You may not have an obvious problem now, but that’s only because you’ve grown accustomed to your body and it to your diet. The signals of discomfort are dulled, and the intensity of the pain has reduced.
In fairness, I have never experimented with cutting grains out entirely. It’s possible that I’m used to the response after years of conditioning. My grain consumption now is two slices of sprouted grain toast in the mornings. For a long time, I’d add a cup of quinoa to my greens thinking I needed some fuel for my brain. I may have been wrong.
We now know that the oft-repeated “your brain only runs on glucose!” is wrong. I’ve mentioned it before, and anyone who’s taken the time to get fat-adapted on a low-carb Primal eating plan intuitively knows that your brain doesn’t need piles of glucose to work, because, well, they’re using their brain to read this sentence. Obviously, you eventually adapt and find you have sufficient (if not much improved) cognition without all those carbs.
You know that I reject diet labels. You may have also noticed that none of these arguments are providing any proof to back up their claims. I’m not entirely convinced of either side’s position, so it seems there is only one thing left to do. I’m taking the leap starting tomorrow morning. Breakfast will be 5 whole eggs, a Japanese yam and organic black coffee.
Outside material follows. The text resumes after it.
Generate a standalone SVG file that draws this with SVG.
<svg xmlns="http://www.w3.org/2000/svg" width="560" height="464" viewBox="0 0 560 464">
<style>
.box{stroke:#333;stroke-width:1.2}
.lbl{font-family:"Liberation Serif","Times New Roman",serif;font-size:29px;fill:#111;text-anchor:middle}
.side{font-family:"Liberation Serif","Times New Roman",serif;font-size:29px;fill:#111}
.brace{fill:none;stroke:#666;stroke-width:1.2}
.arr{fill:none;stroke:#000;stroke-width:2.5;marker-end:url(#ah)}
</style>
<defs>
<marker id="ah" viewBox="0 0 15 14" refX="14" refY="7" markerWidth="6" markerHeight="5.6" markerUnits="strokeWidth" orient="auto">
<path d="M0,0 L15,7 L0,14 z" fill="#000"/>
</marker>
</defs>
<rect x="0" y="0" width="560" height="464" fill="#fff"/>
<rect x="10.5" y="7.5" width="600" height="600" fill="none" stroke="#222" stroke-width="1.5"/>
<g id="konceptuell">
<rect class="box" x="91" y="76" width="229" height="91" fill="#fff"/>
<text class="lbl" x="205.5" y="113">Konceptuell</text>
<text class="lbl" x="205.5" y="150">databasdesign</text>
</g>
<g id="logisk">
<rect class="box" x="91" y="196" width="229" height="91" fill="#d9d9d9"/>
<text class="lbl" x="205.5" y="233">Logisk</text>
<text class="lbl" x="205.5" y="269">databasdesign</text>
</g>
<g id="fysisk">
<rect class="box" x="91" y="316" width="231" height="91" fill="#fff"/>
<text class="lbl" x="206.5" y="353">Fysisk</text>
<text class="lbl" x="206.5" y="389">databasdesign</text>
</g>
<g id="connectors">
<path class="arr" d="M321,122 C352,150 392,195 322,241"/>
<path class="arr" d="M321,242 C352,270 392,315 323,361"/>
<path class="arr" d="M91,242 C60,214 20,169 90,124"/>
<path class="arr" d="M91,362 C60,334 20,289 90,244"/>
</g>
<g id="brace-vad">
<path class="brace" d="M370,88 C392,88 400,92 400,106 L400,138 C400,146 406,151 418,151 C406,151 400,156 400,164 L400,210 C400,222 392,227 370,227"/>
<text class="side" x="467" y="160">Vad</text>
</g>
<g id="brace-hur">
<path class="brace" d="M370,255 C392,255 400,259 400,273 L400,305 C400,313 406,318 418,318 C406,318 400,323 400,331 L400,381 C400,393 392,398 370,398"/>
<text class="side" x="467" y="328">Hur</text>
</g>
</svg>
I’ll go grain free for a month and see how I function. Perhaps I’ll have a response like Mark suggests:
I felt the same way until I tried ditching them for 30 days. All those little niggling aches and pains and complaints that I figured were just an inevitable aspect of life have disappeared. I feel better than ever.
Damn. I feel pretty good before even starting. This should be fun. I’ll keep you posted.